Face a esta situação, que em parte sugere que as pessoas pouco acreditam que as suas vozes juntas podem transformar o que para a minoria que comanda os destinos da nação é conveniente, Salomão Muchanga, presidente daquela agremiação, disse que a “apatia e o silêncio” não devem tomar conta da população. “Se repudiamos a guerra entre irmãos, todos devemos ir à rua e pressionar ao estado a fazer avançar o diálogo político”.
Para este líder juvenil, a paz de que o Chefe de Estado, Filipe Nyusi, os membros do seu Governo e correligionários falam, sem entanto torná-la real, “não é monopólio de ninguém”. Por isso, não deve ser privatizada. Num outro diapasão, Salomão Muchanga considerou que é um contrassenso que as partes em conversações na capital do país, e/ou que aqueles que até enchem a boca a falar de uma paz inexistente “apertem as mãos e rasguem sorrisos”, enquanto nos distritos as suas lideranças proferem discursos de ódio” profundo e as suas forças militares “enterram a juventude, a quem chamam futuro da nação”.
Direitos cada vez mais empobrecidos
Num outro desenvolvimento, o presidente do PJ, que falava quarta-feira (24) em Maputo, disse que não importa a proveniência/simpatia político-partidária de cada pessoa, se “a nossa prioridade é a paz, a inclusão política e a estabilidade económico-social”, é preciso que cada um vá marchar e mostrar a sua repulsão relativamente à situação do país.
Muchanga instou o povo a fazer-se à rua, de forma ordeira, ciente das vidas já perdidas por causa da guerra, a pensar nas crianças e nos jovens fora da escola”, no metical cada vez mais enfraquecido, porque o dinheiro foi supostamente canalizado para a “compra de material bélico”. E recordemos de que “temos os direitos dos cidadãos cada vez mais empobrecidos, enquanto os políticos e os filhos de políticos obesos conduzem os últimos audi’s e mercedes”.
Levantem-se!...
Por sua vez, Alice Mabota, presidente da Liga dos Direitos Humanos (LDH), que em Junho último esteve envolvida numa outra caminhada igualmente pouco concorrida, que visava exprimir a insatisfação do citadinos com a crise política e económica e falta de segurança, convidou os moçambicanos a perderem o medo da Polícia que, na sua óptica, pode impedir que as pessoas marchar livremente.
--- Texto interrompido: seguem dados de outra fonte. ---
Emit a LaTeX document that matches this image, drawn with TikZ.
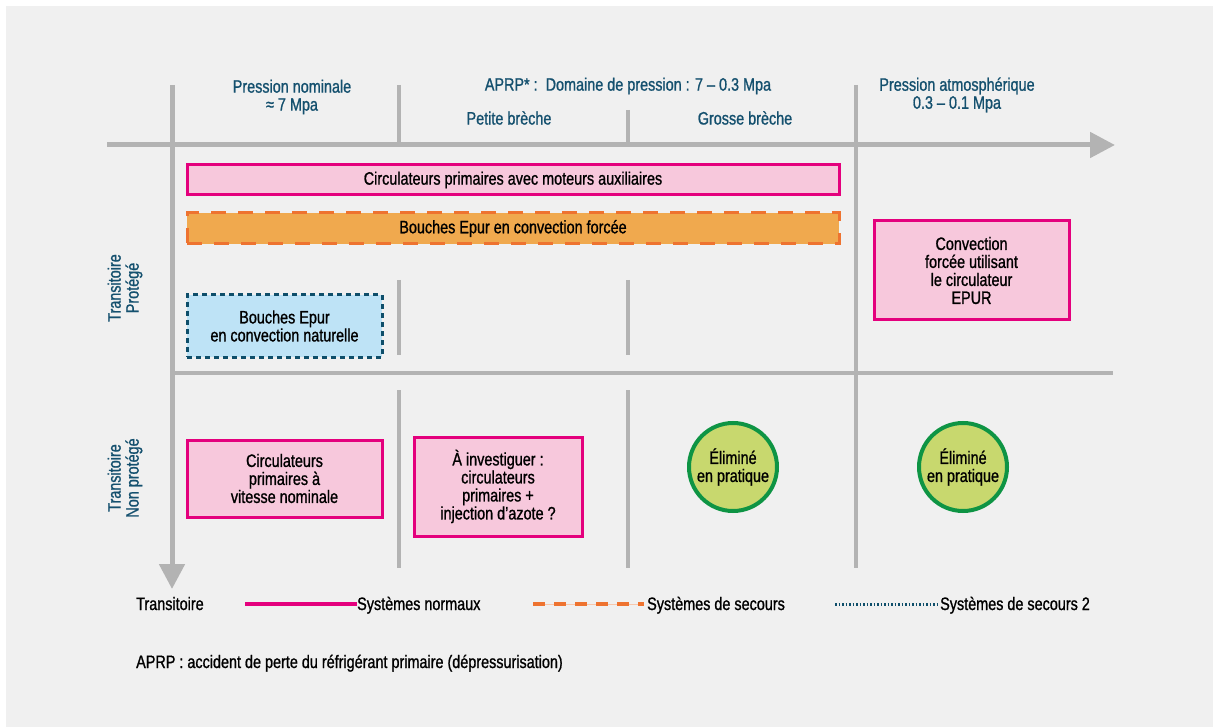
\documentclass[tikz,border=0pt]{standalone}
\usepackage{fontspec}
\setmainfont{Liberation Sans}[FakeStretch=0.8, FakeBold=1]
\usetikzlibrary{arrows.meta}
\definecolor{fond}{HTML}{F0F0F0}
\definecolor{axegris}{HTML}{B3B3B3}
\definecolor{bleutitre}{HTML}{14506E}
\definecolor{rose}{HTML}{E4007D}
\definecolor{roseclair}{HTML}{F7C8DC}
\definecolor{orange}{HTML}{EE7330}
\definecolor{orangeclair}{HTML}{F0A94E}
\definecolor{bleu}{HTML}{0E4E6A}
\definecolor{bleuclair}{HTML}{BEE3F6}
\definecolor{vert}{HTML}{0E9444}
\definecolor{vertclair}{HTML}{C8D86E}
\newcommand{\diagfont}{\fontsize{18}{18}\selectfont}
\tikzset{
  axe/.style={axegris, line width=5pt, -{Triangle[length=25pt, width=25pt]}},
  sep/.style={axegris, line width=4pt},
  entete/.style={text=bleutitre, align=center, font=\diagfont, inner sep=0pt},
  texte/.style={align=center, font=\diagfont, inner sep=0pt},
  normalbox/.style={texte, draw=rose, fill=roseclair, line width=3pt},
  secoursbox/.style={texte, draw=orange, fill=orangeclair, line width=3pt, dash pattern=on 15pt off 12pt},
  secoursdeuxbox/.style={texte, draw=bleu, fill=bleuclair, line width=3pt, dash pattern=on 5pt off 4pt},
  elimine/.style={texte, circle, draw=vert, fill=vertclair, line width=4pt, minimum size=88pt}
}
\begin{document}
\begin{tikzpicture}[x=1pt, y=-1pt]
\useasboundingbox (0,0) rectangle (1213,727);
\fill[white] (0,0) rectangle (1213,727);
\fill[fond] (6,6) rectangle (1213,727);
% axes
\coordinate (hdeb) at (107,145);
\coordinate (hfin) at (1115,145);
\coordinate (vdeb) at (172,85);
\coordinate (vfin) at (172,589);
\coordinate (mdeb) at (172,373);
\coordinate (mfin) at (1113,373);
\draw[axe] (hdeb) -- (hfin);
\draw[axe] (vdeb) -- (vfin);
\draw[sep] (mdeb) -- (mfin);
\foreach \x/\ya/\yb in {399/85/143, 628/110/143, 856/85/568, 399/280/355, 628/280/355, 399/390/568, 628/390/568}
  \draw[sep] (\x,\ya) -- (\x,\yb);
% en-tetes
\node[entete] (nominale) at (292,97) {Pression nominale\\≈ 7 Mpa};
\node[entete] (aprp) at (628,86) {APRP* :\ \ Domaine de pression : 7 – 0.3 Mpa};
\node[entete] (petite) at (509,118) {Petite brèche};
\node[entete] (grosse) at (745,118) {Grosse brèche};
\node[entete] (atmo) at (957,95) {Pression atmosphérique\\0.3 – 0.1 Mpa};
\node[entete, rotate=90] (protege) at (125,288) {Transitoire\\Protégé};
\node[entete, rotate=90] (nonprotege) at (125,478) {Transitoire\\Non protégé};
% systemes
\node[normalbox, minimum width=652pt, minimum height=30pt] (auxiliaires) at (513,180) {Circulateurs primaires avec moteurs auxiliaires};
\node[secoursbox, minimum width=652pt, minimum height=31pt] (forcee) at (513,228.5) {Bouches Epur en convection forcée};
\node[secoursdeuxbox, minimum width=195pt, minimum height=62pt] (naturelle) at (284.5,326) {Bouches Epur\\en convection naturelle};
\node[normalbox, minimum width=195pt, minimum height=99pt] (epur) at (971.5,270.5) {Convection\\forcée utilisant\\le circulateur\\EPUR};
\node[normalbox, minimum width=195pt, minimum height=77pt] (vitesse) at (284.5,478.5) {Circulateurs\\primaires à\\vitesse nominale};
\node[normalbox, minimum width=168pt, minimum height=99pt] (azote) at (498,486.5) {À investiguer :\\circulateurs\\primaires +\\injection d’azote ?};
\node[elimine] (elimgrosse) at (733,467) {Éliminé\\en pratique};
\node[elimine] (elimatmo) at (963,467) {Éliminé\\en pratique};
% legende
\node[texte, anchor=base west] (transitoire) at (136,610) {Transitoire};
\coordinate (lnormaux) at (245,604);
\node[texte, anchor=base west] (normaux) at (357,610) {Systèmes normaux};
\coordinate (lsecours) at (533,604);
\node[texte, anchor=base west] (secours) at (647,610) {Systèmes de secours};
\coordinate (lsecoursdeux) at (835,604);
\node[texte, anchor=base west] (secoursdeux) at (940,610) {Systèmes de secours 2};
\draw[rose, line width=4pt] (lnormaux) -- (lnormaux -| normaux.west);
\draw[orange!40, line width=1pt] (lsecours) -- ([xshift=-3pt]lsecours -| secours.west);
\draw[orange, line width=4pt, dash pattern=on 12pt off 9pt] (lsecours) -- ([xshift=-3pt]lsecours -| secours.west);
\draw[bleu, line width=3pt, dash pattern=on 1.5pt off 2pt] (lsecoursdeux) -- ([xshift=-2pt]lsecoursdeux -| secoursdeux.west);
\node[texte, anchor=base west] (note) at (136,668) {APRP : accident de perte du réfrigérant primaire (dépressurisation)};
\end{tikzpicture}
\end{document}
“Vamos mostrar a nossa indignação” e passar a mensagem de que “a vida está difícil. Em Tete, o quilo de açúcar custa 85 meticais. Isto deve-se à guerra e às dívidas [ocultas]”, disse ela.
De acordo com a dirigente daquela agremiação, hoje, as coisas parecem estar no caminho certo, porque “estamos nas cidades”, mas quando a situação difícil a que o país está mergulhado começar a ter impacto restritivo “nos nossos bolsos, vamos sentir que é necessário alguém levantar-se”, para, de acordo com Salomão Muchanga, dizer: “parem com a guerra, o povo já não aguenta”.
Num outro desenvolvimento, Alice Mabota disse que é inútil achar que as pessoas que vão à manifestação pacífica este sábado podem representar a todo povo, sem cada um estar lá para mostrar a sua indignação com a forma como Moçambique é conduzido. “Não fazendo a marcha, chegará o dia em que vai parecer tudo normal” e as camadas desfavorecidas irão “sentir o preço da guerra e da dívida” pública, rematou Alice.